* What the task requires *
Retype the data exactly, from its first line to the line containing "import plotly.graph_objects as go", including both, and skip any picture.

* Dataset content *
#####

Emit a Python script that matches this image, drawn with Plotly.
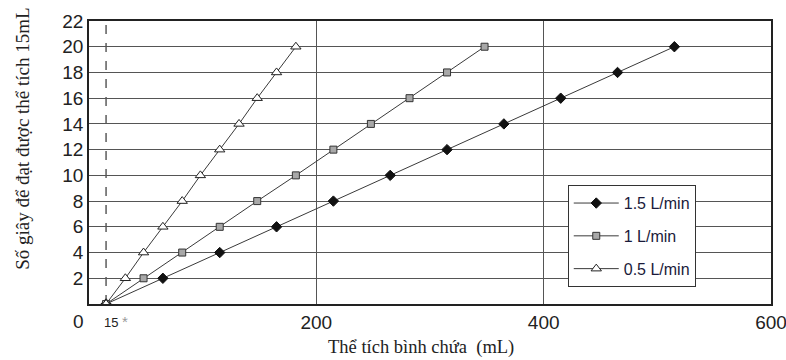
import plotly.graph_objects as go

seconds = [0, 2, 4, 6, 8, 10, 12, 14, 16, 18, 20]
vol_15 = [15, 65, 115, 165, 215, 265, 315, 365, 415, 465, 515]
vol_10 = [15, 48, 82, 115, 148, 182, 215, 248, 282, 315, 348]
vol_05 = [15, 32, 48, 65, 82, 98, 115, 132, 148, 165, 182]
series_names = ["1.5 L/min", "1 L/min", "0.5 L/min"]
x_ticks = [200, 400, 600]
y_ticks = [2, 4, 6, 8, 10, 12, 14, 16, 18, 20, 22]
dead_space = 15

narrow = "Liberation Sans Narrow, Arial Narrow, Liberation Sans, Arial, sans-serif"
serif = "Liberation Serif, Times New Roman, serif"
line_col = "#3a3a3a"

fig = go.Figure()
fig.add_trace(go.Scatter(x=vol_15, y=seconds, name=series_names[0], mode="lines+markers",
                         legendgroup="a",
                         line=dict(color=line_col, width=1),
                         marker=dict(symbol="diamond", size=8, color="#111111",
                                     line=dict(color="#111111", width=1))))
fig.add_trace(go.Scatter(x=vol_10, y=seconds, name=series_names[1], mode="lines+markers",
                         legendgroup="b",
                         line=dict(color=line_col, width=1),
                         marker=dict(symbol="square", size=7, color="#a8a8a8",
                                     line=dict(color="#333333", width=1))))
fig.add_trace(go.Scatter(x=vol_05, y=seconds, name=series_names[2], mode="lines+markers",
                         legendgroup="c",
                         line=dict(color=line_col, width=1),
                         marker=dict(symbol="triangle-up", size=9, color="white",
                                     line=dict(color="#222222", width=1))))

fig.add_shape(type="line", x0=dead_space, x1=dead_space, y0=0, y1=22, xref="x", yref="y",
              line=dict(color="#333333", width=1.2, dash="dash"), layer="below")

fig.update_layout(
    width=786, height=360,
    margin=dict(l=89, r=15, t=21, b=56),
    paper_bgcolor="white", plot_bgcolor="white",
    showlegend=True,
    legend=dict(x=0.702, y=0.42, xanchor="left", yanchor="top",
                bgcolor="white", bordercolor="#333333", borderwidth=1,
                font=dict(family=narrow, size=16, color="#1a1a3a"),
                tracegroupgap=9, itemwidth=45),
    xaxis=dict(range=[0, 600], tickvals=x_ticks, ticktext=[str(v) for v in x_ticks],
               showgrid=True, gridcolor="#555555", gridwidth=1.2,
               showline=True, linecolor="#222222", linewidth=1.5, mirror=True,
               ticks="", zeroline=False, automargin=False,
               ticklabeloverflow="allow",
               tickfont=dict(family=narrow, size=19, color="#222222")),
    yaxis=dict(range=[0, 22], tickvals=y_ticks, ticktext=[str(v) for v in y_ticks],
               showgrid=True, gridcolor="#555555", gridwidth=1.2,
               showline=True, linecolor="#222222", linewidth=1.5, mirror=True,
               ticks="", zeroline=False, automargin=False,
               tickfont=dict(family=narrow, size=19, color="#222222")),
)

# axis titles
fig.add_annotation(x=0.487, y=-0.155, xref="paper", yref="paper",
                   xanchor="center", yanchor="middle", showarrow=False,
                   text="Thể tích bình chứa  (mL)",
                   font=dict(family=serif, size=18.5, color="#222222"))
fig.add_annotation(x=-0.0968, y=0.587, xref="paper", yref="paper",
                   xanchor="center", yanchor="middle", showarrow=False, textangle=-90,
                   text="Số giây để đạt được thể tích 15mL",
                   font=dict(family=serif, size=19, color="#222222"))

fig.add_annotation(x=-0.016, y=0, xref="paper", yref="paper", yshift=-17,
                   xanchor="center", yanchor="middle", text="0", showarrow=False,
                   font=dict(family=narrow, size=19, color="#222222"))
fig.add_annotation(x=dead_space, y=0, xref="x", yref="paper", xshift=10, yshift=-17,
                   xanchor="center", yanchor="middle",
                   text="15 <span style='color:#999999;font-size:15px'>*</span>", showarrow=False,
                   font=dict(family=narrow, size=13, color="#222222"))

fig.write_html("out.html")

#####

* Solution to the problem *
Emit a Python script that matches this image, drawn with Plotly.
import plotly.graph_objects as go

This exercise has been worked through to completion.